There is something touching in that blunt assessment: Pc Newman had no liking whatsoever for BE, but he was concerned with proper policing, and conscious of the need to behave correctly. Harwood, in contrast, was a policing disaster waiting to happen on an even bigger scale. The Met now admits that "detailed information regarding the officer's misconduct history was not shared at key points" and "we got that wrong". He should not even have been present on that fateful day when Mr Tomlinson was making his unsteady way home.

There is, broadly, a bond of trust between the British police and the public, which the Pc Newmans of this world seek to strengthen. We should be grateful for it: many countries do not have it at all. Even at university, I disliked those middle-class students who paraded fashionably anti-police views. I knew that if they were burgled or mugged they would be straight on the phone to the so-called "pigs". Yet every time a member of the public has a bad experience at the hands of a police officer like Pc Harwood, it not only damages that trust, but also makes things twice as hard for his fellow officers.

In many other countries, the sight of a slow-moving man being batoned by police would not raise an eyebrow. We should be glad that, in Britain, it does. We should be gladder still, however, if those who show a propensity to break that faith were stopped a little earlier in their tracks.

The dark side of the silver screen

One of the poignant details of the devastating incident in Aurora, Denver, in which 24-year-old James Holmes shot 70 people, killing 12, at a midnight screening of the new Batman film, is that at first the audience thought the attack was part of the film. Seconds later, it became clear that a masked gunman was walking through Film Theatre 9, casually shooting people, including children, as he went.

Who knows why a murderer targets defenceless people? In this case, it is not the fault of the film, of course, but of the killer. But there has been a peculiarly unpleasant air of hysteria around the opening of The Dark Knight Rises. Critics who disliked the film have received death threats from overzealous "fanboys". Now a masked murderer has targeted film-goers at a movie about a masked murderer wreaking civic destruction. It is reported that Holmes cast himself as the Joker character from the previous Batman film: such "shooters" tend to have an acute, if warped, sense of their own drama.

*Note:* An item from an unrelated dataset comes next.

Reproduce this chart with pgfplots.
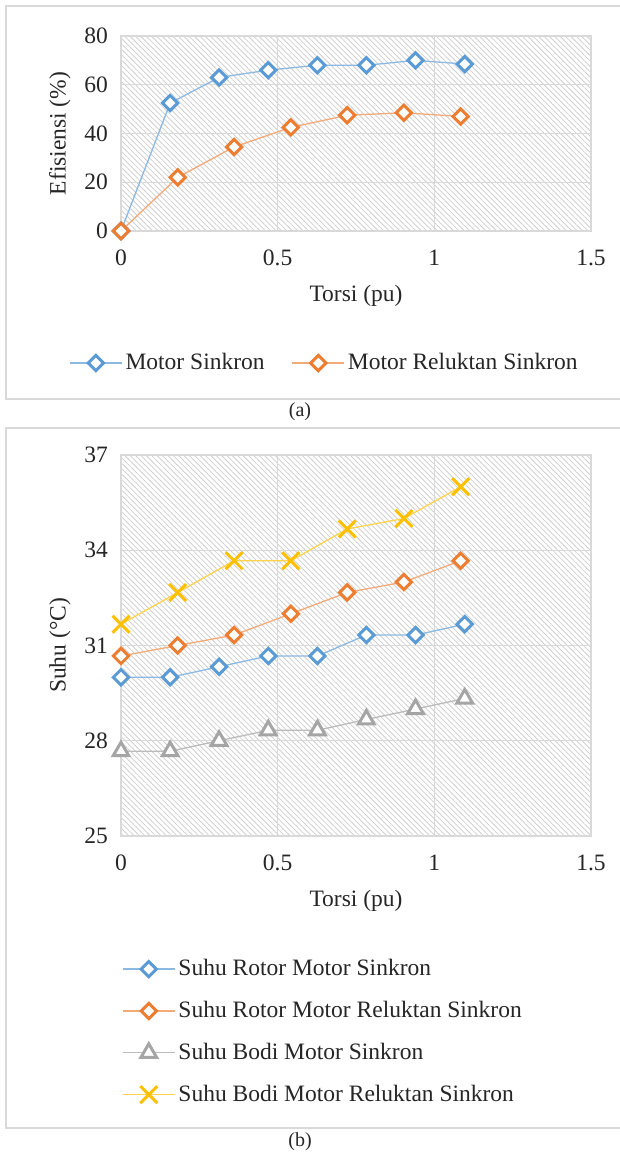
\documentclass[border=0pt]{standalone}
\usepackage{pgfplots}
\pgfplotsset{compat=1.18}
\usepackage{fontspec}
\setmainfont{Liberation Serif}
\usetikzlibrary{patterns.meta}
\definecolor{cblue}{HTML}{5B9BD5}
\definecolor{corange}{HTML}{ED7D31}
\definecolor{cgray}{HTML}{A5A5A5}
\definecolor{cgold}{HTML}{FFC000}
\definecolor{gridc}{HTML}{D9D9D9}
\definecolor{textc}{HTML}{262626}
\definecolor{hatchc}{HTML}{D0D0D0}

\pgfplotsset{
  base/.style={
    scale only axis, width=470pt, anchor=south west,
    xmin=0, xmax=1.5, xtick={0,0.5,1,1.5},
    grid=major,
    major grid style={draw=gridc, line width=1.3pt},
    axis line style={draw=gridc, line width=1.3pt},
    major tick length=0pt, tick style={draw=none},
    clip=false,
    axis background/.style={pattern={Lines[angle=-45,distance=3.8pt,line width=0.8pt]}, pattern color=hatchc},
    /pgf/number format/assume math mode=true,
    xticklabel style={anchor=center, inner sep=0pt, yshift=-27pt, text=textc},
    yticklabel style={anchor=east, inner sep=0pt, xshift=-13pt, text=textc},
    label style={text=textc},
    xlabel={Torsi (pu)},
    legend image code/.code={\draw[mark repeat=2,mark phase=2] plot coordinates {(0pt,0pt)(26pt,0pt)(52pt,0pt)};},
  },
  dblue/.style={line width=1.3pt, draw=cblue!70!white, mark=square*, mark size=5.4pt, mark options={draw=cblue, fill=white, line width=3pt, solid, rotate=45}},
  dorange/.style={line width=1.3pt, draw=corange!65!white, mark=square*, mark size=5.4pt, mark options={draw=corange, fill=white, line width=3pt, solid, rotate=45}},
  tgray/.style={line width=1.3pt, draw=cgray!75!white, mark=triangle*, mark size=9pt, mark options={draw=cgray, fill=white, line width=3pt, solid}},
  xgold/.style={line width=1.3pt, draw=cgold!70!white, mark=x, mark size=12pt, mark options={draw=cgold, line width=3pt, solid}},
}

\begin{document}
\fontsize{23.5}{28}\selectfont\color{textc}%
\begin{tikzpicture}
\useasboundingbox (0,0) rectangle (619pt,-1153pt);
\fill[white] (0,0) rectangle (619pt,-1153pt);
\draw[gridc, line width=1.3pt] (6pt,-6pt) rectangle (625pt,-399pt);
\draw[gridc, line width=1.3pt] (6pt,-428pt) rectangle (625pt,-1128pt);
\node[text=textc, font=\fontsize{20}{24}\selectfont] at (300pt,-412pt) {(a)};
\node[text=textc, font=\fontsize{20}{24}\selectfont] at (300pt,-1142pt) {(b)};

\begin{axis}[base, height=195pt, at={(121pt,-231pt)},
  ymin=0, ymax=80, ytick={0,20,40,60,80},
  ylabel={Efisiensi (\%)},
  xlabel style={at={(axis description cs:0.5,-0.333)}, anchor=center},
  ylabel style={at={(axis description cs:-0.13,0.5)}, anchor=center},
  legend columns=2,
  legend style={at={(axis description cs:0.434,-0.677)}, anchor=center, draw=none, fill=none, inner sep=0pt,
    nodes={inner sep=3pt, text=textc},
    /tikz/every even column/.append style={column sep=24pt}},
]
\addplot[dblue] coordinates {(0,0) (0.157,52.5) (0.313,63) (0.47,66) (0.627,68) (0.783,68) (0.94,70) (1.097,68.5)};
\addlegendentry{Motor Sinkron}
\addplot[dorange] coordinates {(0,0) (0.181,22) (0.361,34.5) (0.542,42.5) (0.722,47.5) (0.903,48.5) (1.084,47)};
\addlegendentry{Motor Reluktan Sinkron}
\end{axis}

\begin{axis}[base, height=381pt, at={(121pt,-836pt)},
  ymin=25, ymax=37, ytick={25,28,31,34,37},
  ylabel={Suhu (°C)},
  xlabel style={at={(axis description cs:0.5,-0.171)}, anchor=center},
  ylabel style={at={(axis description cs:-0.13,0.5)}, anchor=center},
  legend cell align=left,
  legend style={at={(axis description cs:0.002,-0.315)}, anchor=north west, draw=none, fill=none, inner sep=0pt,
    nodes={inner sep=3pt, text=textc}, row sep=16pt},
]
\addplot[dblue] coordinates {(0,30) (0.157,30) (0.313,30.33) (0.47,30.67) (0.627,30.67) (0.783,31.33) (0.94,31.33) (1.097,31.67)};
\addlegendentry{Suhu Rotor Motor Sinkron}
\addplot[dorange] coordinates {(0,30.67) (0.181,31) (0.361,31.33) (0.542,32) (0.722,32.67) (0.903,33) (1.084,33.67)};
\addlegendentry{Suhu Rotor Motor Reluktan Sinkron}
\addplot[tgray] coordinates {(0,27.67) (0.157,27.67) (0.313,28) (0.47,28.33) (0.627,28.33) (0.783,28.67) (0.94,29) (1.097,29.33)};
\addlegendentry{Suhu Bodi Motor Sinkron}
\addplot[xgold] coordinates {(0,31.67) (0.181,32.67) (0.361,33.67) (0.542,33.67) (0.722,34.67) (0.903,35) (1.084,36)};
\addlegendentry{Suhu Bodi Motor Reluktan Sinkron}
\end{axis}
\end{tikzpicture}
\end{document}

The Batman films directed by Christopher Nolan have been feted for their realistic depiction of terror, but last week demonstrated yet again that the reality of terror is quite different. In life, unlike the movies, the perpetrators tend simply to be unhinged introverts, and the plight of the victims is so intensely sad that, having seen it once, you would never, ever want to watch it again.

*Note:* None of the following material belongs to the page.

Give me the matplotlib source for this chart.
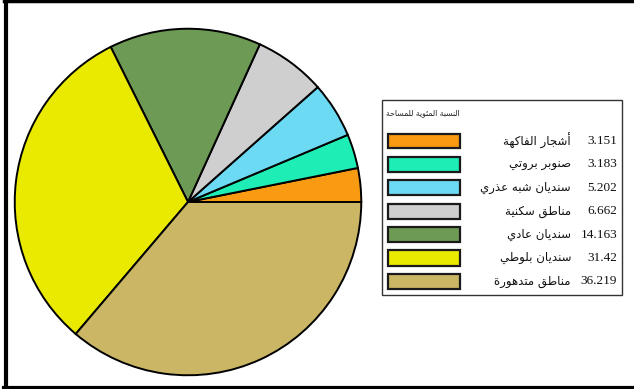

One more time, with a little less feeling

Madonna's Hyde Park concert last week has triggered snippy comments about how, at 53, she is too old to be flashing her fishnetted bottom. Yet the performer is still in fine shape, and I suspect she simply has a dancer's practical attitude towards revealing her body, coupled with a showgirl's exhibitionist streak.

Still, her show should move on, simply because the routine itself is tired. Madonna herself invented the stage role of the dominatrix surrounded by young musclemen, and many other female singers since have copied it, from Rihanna to Lady Gaga. What once seemed avant-garde is now overly familiar: the swearing, the crotch-grabbing, and the underwear as outerwear no longer raise eyebrows, but a sense of déjà vu.

Two things seem valued above all in America: hard work and being seen as "hot", which is generally interpreted as looking young, fit and sexually attractive. Madonna has relentlessly applied the former to the latter, but it's a game with diminishing returns. She should relax, and reinvent herself in the European tradition of the faintly naughty grande dame: after all, she's been famous long enough to know that stars generate their own heat.